## Problem statement
Only the lines from the start of the material through the line containing "from matplotlib.patches import Patch" are to be extracted, exactly as they appear.

## Dataset extract
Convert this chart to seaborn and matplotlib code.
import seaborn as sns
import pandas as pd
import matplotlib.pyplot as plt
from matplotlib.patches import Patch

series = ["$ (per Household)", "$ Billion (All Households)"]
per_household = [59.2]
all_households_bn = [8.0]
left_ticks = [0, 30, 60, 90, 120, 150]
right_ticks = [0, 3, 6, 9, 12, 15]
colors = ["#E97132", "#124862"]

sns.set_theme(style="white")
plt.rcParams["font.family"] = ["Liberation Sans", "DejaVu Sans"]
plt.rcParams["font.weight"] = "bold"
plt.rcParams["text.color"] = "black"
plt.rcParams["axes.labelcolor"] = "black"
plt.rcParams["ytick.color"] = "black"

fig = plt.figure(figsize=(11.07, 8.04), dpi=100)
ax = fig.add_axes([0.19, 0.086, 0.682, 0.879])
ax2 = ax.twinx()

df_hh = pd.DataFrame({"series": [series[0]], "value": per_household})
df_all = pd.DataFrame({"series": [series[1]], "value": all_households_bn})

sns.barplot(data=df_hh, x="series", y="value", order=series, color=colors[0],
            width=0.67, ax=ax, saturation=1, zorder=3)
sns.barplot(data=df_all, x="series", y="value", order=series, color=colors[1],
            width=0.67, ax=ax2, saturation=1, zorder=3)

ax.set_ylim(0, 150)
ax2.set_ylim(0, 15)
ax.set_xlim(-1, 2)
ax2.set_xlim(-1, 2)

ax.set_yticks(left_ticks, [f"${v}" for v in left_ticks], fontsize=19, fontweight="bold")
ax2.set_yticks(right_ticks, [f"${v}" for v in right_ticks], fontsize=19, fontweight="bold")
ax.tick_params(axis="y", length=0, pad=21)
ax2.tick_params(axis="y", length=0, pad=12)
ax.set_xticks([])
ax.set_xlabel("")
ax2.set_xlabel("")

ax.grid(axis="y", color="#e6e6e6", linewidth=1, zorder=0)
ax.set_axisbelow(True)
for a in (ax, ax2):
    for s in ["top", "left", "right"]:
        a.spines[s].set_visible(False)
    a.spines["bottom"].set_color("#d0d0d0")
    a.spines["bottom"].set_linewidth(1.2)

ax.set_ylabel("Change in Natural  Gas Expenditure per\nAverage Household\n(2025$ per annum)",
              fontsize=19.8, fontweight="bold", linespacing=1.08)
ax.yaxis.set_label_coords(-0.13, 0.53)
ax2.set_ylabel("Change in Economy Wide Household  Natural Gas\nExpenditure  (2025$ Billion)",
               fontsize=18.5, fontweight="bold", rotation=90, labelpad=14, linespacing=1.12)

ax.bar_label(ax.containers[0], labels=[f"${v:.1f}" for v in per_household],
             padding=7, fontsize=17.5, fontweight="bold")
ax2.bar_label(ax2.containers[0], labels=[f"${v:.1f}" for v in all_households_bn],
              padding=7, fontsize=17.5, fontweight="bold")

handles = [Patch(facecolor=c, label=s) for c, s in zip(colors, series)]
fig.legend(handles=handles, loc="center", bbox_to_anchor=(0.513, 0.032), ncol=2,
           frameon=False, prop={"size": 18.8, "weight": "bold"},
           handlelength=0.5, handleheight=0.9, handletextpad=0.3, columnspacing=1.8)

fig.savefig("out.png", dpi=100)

## Solution to this exercise
Convert this chart to seaborn and matplotlib code.
import seaborn as sns
import pandas as pd
import matplotlib.pyplot as plt
from matplotlib.patches import Patch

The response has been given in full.